Spoken Language Dialogue Systems (SLDSs) are being introduced into the user interfaces of an ever growing range of devices and applications. This is in spite of pervading problems encountered by almost anyone who has had to deal with these systems as users, and which result in low quality, inefficient communication, or even its breakdown altogether.

A widely held view among those interested in improving the users’ experience with SLDSs is that Embodied Conversational Agents (ECAs) can be beneficial to the communication process by fostering a more effective, affective and user-friendly interaction (Foster, 2007). Adequate, broadly accepted cognitive and operational models explaining how humans combine speech and gesture have not yet been found (Kopp et al., 2008). Nevertheless, empirical evidence is growing that shows that ECAs provide a supra-linguistic communication channel that, through gestures and other visual cues, may be used to add semantic richness, improve intelligibility by adding redundancy, and display attitudes and moods that open the scope for emotional and empathic dialogue strategies (Buisine et al., 2004; Cassell et al., 2000b; Picard, 2003).

As regards dialogue design, ECAs in research have been approached mainly from linguistic and social interaction perspectives, and from Artificial Intelligence-related fields (a snapshot of efforts containing elements along these lines was offered in the Functional Markup Language workshop at the AAMAS conference in 2008, from which the example references in this paragraph have been taken). The latter approaches (AI) deal with constructing appropriate, “intelligent” responses to users or other agents in a particular context of interaction (as in the ICT virtual human project by Lee et al., 2008); the former are concerned with a variety of elements in a hierarchy of linguistic and, more generally, conversational functions (Heylen & ter Maat, 2008), and they tend to focus primarily on high level aspects such as interpersonal stance (Bickmore, 2008) and social relations (see, e.g., Samtani et al., 2008).

Surprisingly, however, relatively little attention has been given to studying how ECAs can affect dialogue when miscommunication occurs at the lower yet most common levels, and in particular at the speech recognition level. In this chapter we present a relatively simple dialogue system we have built for the purpose of identifying a set of basic dialogue situations that either arise when problems occur (for instance, a no-input or a no-match) or are prone to lead to interaction problems (e.g., turn-taking), and we show the process of designing ECA behaviour for each of these situations.

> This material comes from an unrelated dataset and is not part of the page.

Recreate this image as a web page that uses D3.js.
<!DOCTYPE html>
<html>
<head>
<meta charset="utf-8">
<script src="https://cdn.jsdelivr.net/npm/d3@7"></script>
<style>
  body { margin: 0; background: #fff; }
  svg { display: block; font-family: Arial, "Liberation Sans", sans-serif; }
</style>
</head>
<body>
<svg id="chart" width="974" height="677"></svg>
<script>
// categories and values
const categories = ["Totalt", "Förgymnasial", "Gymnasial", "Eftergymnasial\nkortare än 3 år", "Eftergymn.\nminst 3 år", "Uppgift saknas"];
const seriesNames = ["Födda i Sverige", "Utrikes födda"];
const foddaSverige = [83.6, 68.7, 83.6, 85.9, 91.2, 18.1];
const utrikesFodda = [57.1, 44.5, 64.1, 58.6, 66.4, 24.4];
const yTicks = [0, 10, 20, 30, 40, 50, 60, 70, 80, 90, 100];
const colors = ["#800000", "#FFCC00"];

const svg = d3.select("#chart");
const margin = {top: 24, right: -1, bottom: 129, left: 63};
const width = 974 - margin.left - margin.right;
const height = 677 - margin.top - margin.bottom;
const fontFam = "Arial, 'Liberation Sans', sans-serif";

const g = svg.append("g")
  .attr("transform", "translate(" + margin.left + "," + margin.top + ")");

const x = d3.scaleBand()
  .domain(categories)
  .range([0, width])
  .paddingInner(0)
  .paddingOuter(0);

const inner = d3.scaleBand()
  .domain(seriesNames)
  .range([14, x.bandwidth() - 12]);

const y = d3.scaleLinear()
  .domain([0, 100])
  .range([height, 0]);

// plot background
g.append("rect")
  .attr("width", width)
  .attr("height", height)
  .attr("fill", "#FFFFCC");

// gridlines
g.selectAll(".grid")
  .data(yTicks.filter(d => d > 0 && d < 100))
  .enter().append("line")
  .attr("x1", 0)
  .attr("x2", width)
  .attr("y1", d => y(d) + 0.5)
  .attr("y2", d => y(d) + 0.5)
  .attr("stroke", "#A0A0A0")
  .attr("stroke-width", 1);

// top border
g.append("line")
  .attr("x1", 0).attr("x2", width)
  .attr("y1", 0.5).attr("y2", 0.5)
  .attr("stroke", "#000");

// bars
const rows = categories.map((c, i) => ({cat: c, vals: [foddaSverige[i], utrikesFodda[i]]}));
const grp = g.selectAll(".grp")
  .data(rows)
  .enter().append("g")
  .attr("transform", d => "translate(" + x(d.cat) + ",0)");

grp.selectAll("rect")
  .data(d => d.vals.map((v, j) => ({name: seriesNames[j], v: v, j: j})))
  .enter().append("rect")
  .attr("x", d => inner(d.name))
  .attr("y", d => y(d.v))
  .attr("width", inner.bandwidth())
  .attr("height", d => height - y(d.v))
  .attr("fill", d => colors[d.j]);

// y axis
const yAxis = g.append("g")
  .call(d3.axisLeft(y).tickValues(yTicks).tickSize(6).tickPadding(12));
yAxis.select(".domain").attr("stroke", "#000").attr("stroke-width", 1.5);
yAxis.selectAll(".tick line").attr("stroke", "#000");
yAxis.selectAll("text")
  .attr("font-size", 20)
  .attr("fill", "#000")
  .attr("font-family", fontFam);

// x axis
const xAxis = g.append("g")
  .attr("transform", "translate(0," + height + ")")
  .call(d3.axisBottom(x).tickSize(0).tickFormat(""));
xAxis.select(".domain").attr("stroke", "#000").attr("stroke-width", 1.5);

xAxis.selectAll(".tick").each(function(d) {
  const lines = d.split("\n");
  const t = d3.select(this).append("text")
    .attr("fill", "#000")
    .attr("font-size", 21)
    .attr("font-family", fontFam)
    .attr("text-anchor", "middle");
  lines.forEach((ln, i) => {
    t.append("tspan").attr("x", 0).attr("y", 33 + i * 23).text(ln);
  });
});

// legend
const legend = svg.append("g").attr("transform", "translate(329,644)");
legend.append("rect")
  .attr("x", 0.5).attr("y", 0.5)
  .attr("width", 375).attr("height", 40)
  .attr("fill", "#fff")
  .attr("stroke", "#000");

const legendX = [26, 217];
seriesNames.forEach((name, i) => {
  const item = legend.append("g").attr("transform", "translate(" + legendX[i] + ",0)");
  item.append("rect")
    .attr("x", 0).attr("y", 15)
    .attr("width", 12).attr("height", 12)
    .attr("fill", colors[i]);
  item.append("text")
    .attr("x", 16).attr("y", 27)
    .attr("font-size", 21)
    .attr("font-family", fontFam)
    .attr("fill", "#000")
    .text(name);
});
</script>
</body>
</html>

Our goal is to illustrate how ECAs can help in these low-level interaction problem cases and also to show the overall design, validation and user-centred testing process as a common sense example of the general approach we believe can be applied to interaction problems higher in the hierarchy. As we shall see, some of the strategies will involve an affective element introduced for two reasons: to influence the users’ emotions during the interaction so as to obtain a desired result such as success with an error recovery strategy, and, ultimately, to try to improve the users’ subjective opinion of the system – even, and especially, when there are problems and recovery strategies don’t work well and the task is accomplished inefficiently or fails altogether.

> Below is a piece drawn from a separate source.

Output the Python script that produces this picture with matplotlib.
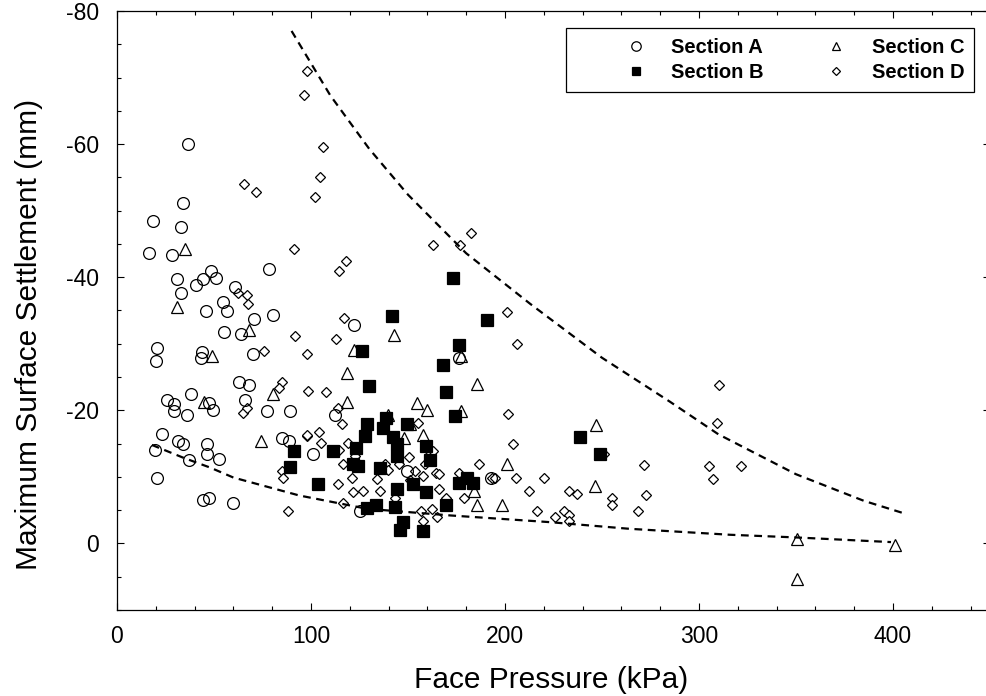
import matplotlib
matplotlib.use("Agg")
import matplotlib.pyplot as plt
from matplotlib.ticker import MultipleLocator

plt.rcParams["font.family"] = ["Liberation Sans", "DejaVu Sans"]
plt.rcParams["axes.unicode_minus"] = False

# ── data (face pressure kPa, settlement mm) ─────────────────────────────────
sec_a_x = [18.6, 16.5, 32.8, 28.4, 36.4, 34.2, 78.5, 30.8, 40.7, 44.5, 48.5, 51.0,
           33.0, 61.0, 54.5, 56.5, 45.9, 70.6, 80.3, 55.3, 63.9, 20.5, 19.9, 43.8,
           43.1, 70.0, 63.0, 67.9, 38.3, 25.9, 29.4, 29.4, 36.2, 47.6, 49.6, 66.1,
           77.5, 89.2, 23.0, 31.6, 34.2, 19.6, 46.5, 46.5, 52.7, 37.0, 20.8, 44.5,
           47.4, 59.9, 84.9, 88.8, 122.3, 112.4, 101.2, 125.3, 149.6, 192.6, 176.4]
sec_a_y = [-48.4, -43.6, -47.5, -43.3, -60.0, -51.1, -41.3, -39.7, -38.9, -39.7, -40.9, -39.9,
           -37.7, -38.5, -36.3, -34.9, -34.9, -33.7, -34.3, -31.7, -31.4, -29.4, -27.4, -28.8,
           -27.8, -28.4, -24.3, -23.8, -22.5, -21.5, -21.0, -19.9, -19.3, -21.1, -20.0, -21.5,
           -19.9, -19.9, -16.5, -15.4, -15.0, -14.0, -15.0, -13.5, -12.7, -12.5, -9.8, -6.5,
           -6.8, -6.1, -15.8, -15.4, -32.8, -19.3, -13.5, -4.9, -10.9, -9.8, -27.9]

sec_b_x = [173.0, 141.8, 190.9, 126.4, 176.4, 168.2, 130.1, 169.4, 174.2, 128.7, 137.0, 138.7,
           149.6, 127.8, 144.2, 159.3, 103.8, 111.5, 124.4, 135.6, 144.2, 144.2, 152.7, 159.3,
           169.6, 176.4, 183.7, 180.3, 143.3, 133.5, 147.6, 145.9, 157.6, 128.7, 121.8, 238.7,
           249.0, 91.4, 89.2, 123.2, 161.3, 142.4]
sec_b_y = [-39.9, -34.2, -33.6, -28.9, -29.8, -26.8, -23.6, -22.7, -19.1, -18.0, -17.3, -18.9,
           -17.9, -16.1, -15.0, -14.6, -9.0, -13.9, -11.6, -11.4, -13.1, -8.2, -8.9, -7.7,
           -5.8, -9.1, -9.1, -9.9, -5.4, -5.7, -3.2, -2.0, -1.9, -5.3, -11.9, -16.0,
           -13.4, -13.9, -11.5, -14.4, -12.5, -16.0]

sec_c_x = [34.9, 30.8, 68.2, 48.8, 44.8, 80.6, 74.1, 142.9, 122.2, 118.4, 185.4, 118.4,
           154.8, 159.6, 177.5, 139.7, 151.0, 157.6, 147.9, 201.2, 185.4, 198.3, 184.0, 246.8,
           246.4, 350.4, 401.0, 350.4, 177.3]
sec_c_y = [-44.2, -35.5, -32.0, -28.2, -21.2, -22.4, -15.4, -31.3, -29.0, -25.6, -24.0, -21.2,
           -21.1, -20.1, -19.9, -19.3, -18.0, -16.3, -15.9, -11.9, -5.8, -5.8, -7.9, -17.8,
           -8.7, -0.7, 0.3, 5.3, -28.2]

sec_d_x = [98.1, 96.4, 106.0, 104.6, 102.2, 65.6, 71.5, 91.2, 62.5, 66.9, 67.5, 91.9,
           75.8, 97.8, 84.9, 83.7, 98.6, 65.1, 66.9, 84.9, 85.7, 88.1, 97.8, 117.9,
           114.4, 116.9, 112.7, 201.2, 206.2, 107.6, 113.9, 116.0, 201.7, 204.3, 155.3, 104.3,
           105.0, 98.1, 119.2, 114.6, 116.3, 122.7, 114.1, 121.0, 121.8, 126.6, 134.2, 135.6,
           116.6, 138.1, 139.8, 145.5, 150.7, 153.6, 151.0, 157.9, 164.4, 166.1, 166.1, 158.8,
           159.3, 163.0, 143.3, 156.5, 162.2, 157.6, 164.8, 169.4, 179.0, 176.1, 186.4, 193.1,
           194.8, 205.7, 212.2, 216.6, 220.1, 309.1, 310.3, 251.0, 271.6, 305.3, 321.5, 307.4,
           233.2, 237.0, 255.0, 255.0, 272.7, 230.4, 225.8, 233.2, 233.2, 268.7, 162.9, 176.8,
           182.5]
sec_d_y = [-71.0, -67.4, -59.6, -55.1, -52.0, -54.0, -52.8, -44.2, -37.7, -37.4, -35.9, -31.1,
           -28.9, -28.5, -24.3, -23.4, -22.9, -19.6, -20.3, -10.9, -9.8, -4.9, -16.1, -42.5,
           -40.9, -33.8, -30.7, -34.8, -29.9, -22.7, -20.4, -17.9, -19.4, -15.0, -18.1, -16.8,
           -15.1, -16.3, -15.1, -14.1, -11.9, -13.1, -9.0, -9.9, -7.7, -7.9, -9.7, -7.9,
           -6.0, -11.9, -11.0, -11.9, -13.0, -10.9, -9.5, -10.1, -10.6, -10.4, -8.2, -11.9,
           -14.4, -13.9, -6.8, -4.9, -5.2, -3.4, -3.9, -6.8, -6.8, -10.6, -11.9, -9.9,
           -9.8, -9.8, -7.9, -4.8, -9.8, -18.1, -23.8, -13.4, -11.8, -11.7, -11.7, -9.7,
           -7.9, -7.5, -6.8, -5.8, -7.3, -4.8, -4.0, -4.2, -3.4, -4.8, -44.8, -44.8,
           -46.7]

# dashed envelope curves
upper_x = [90, 110, 130, 150, 180, 213, 250, 285, 310, 350, 385, 407]
upper_y = [-77.0, -67.3, -59.3, -52.4, -43.6, -36.0, -27.9, -21.3, -16.4, -10.4, -6.4, -4.4]
lower_x = [18, 34, 48, 60, 94, 129, 172, 223, 264, 316, 350, 399]
lower_y = [-14.8, -12.9, -11.4, -9.9, -7.2, -5.2, -4.2, -3.2, -2.2, -1.3, -0.9, -0.2]

fig = plt.figure(figsize=(9.87, 6.96), dpi=100)
ax = fig.add_axes([0.1185, 0.1236, 0.8845, 0.8606])

mk = dict(ls="none", mec="black", mew=0.9)
ax.plot(sec_d_x, sec_d_y, marker="D", ms=5.6, mfc="white", label="Section D", **mk)
ax.plot(sec_a_x, sec_a_y, marker="o", ms=8.5, mfc="none", label="Section A", **mk)
ax.plot(sec_c_x, sec_c_y, marker="^", ms=8, mfc="none", label="Section C", **mk)
ax.plot(sec_b_x, sec_b_y, marker="s", ms=8, mfc="black", label="Section B", **mk)

ax.plot(upper_x, upper_y, color="black", lw=1.6, dashes=(3.5, 2.5))
ax.plot(lower_x, lower_y, color="black", lw=1.6, dashes=(3.5, 2.5))

ax.set_xlim(0, 450)
ax.set_ylim(10, -80)
ax.xaxis.set_major_locator(MultipleLocator(100))
ax.xaxis.set_minor_locator(MultipleLocator(20))
ax.yaxis.set_major_locator(MultipleLocator(20))
ax.yaxis.set_minor_locator(MultipleLocator(5))
ax.tick_params(which="both", direction="in", top=True, right=True, width=0.8)
ax.tick_params(which="major", length=5)
ax.tick_params(which="minor", length=3)
ax.tick_params(axis="x", which="major", labelsize=16.5, pad=11)
ax.tick_params(axis="y", which="major", labelsize=16.5, pad=13)
for s in ax.spines.values():
    s.set_linewidth(0.9)

ax.set_xlabel("Face Pressure (kPa)", fontsize=21.5)
ax.set_ylabel("Maximum Surface Settlement (mm)", fontsize=21.5)
ax.xaxis.set_label_coords(0.497, -0.094)
ax.yaxis.set_label_coords(-0.085, 0.46)

h, l = ax.get_legend_handles_labels()
order = [l.index(n) for n in ["Section A", "Section B", "Section C", "Section D"]]
leg = ax.legend([h[i] for i in order], [l[i] for i in order], ncol=2,
                loc="upper right", bbox_to_anchor=(0.982, 0.972),
                prop={"weight": "bold", "size": 14.5}, numpoints=1,
                markerscale=0.8, handlelength=6.0, handletextpad=-1.25,
                columnspacing=0.6, borderpad=0.5, labelspacing=0.3,
                fancybox=False, framealpha=1, edgecolor="black", borderaxespad=0)
leg.get_frame().set_linewidth(0.9)

fig.savefig("out.png", dpi=100)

The chapter is structured as follows: we begin with some background on the literature on embodied conversational systems, robustness issues in dialogue systems and how ECAs can help. We then enter the main body of the chapter, which is a case study on ECA behaviour design applied to the improvement of (mostly ASR-related) robustness in SLDSs. First we present a guiding application and interaction scenario and we explain the behavioural strategies devised for the ECAs in the scenario. Next, we describe the user tests we performed to compare interaction performance and the subjective experience of users between a version of the system with ECAs and a version with only speech output, after which we present and discuss a few of the more interesting results we obtained. We then offer a few thoughts on actual and desirable, present and future, research directions. The concluding section summarises and highlights the main points made in the chapter.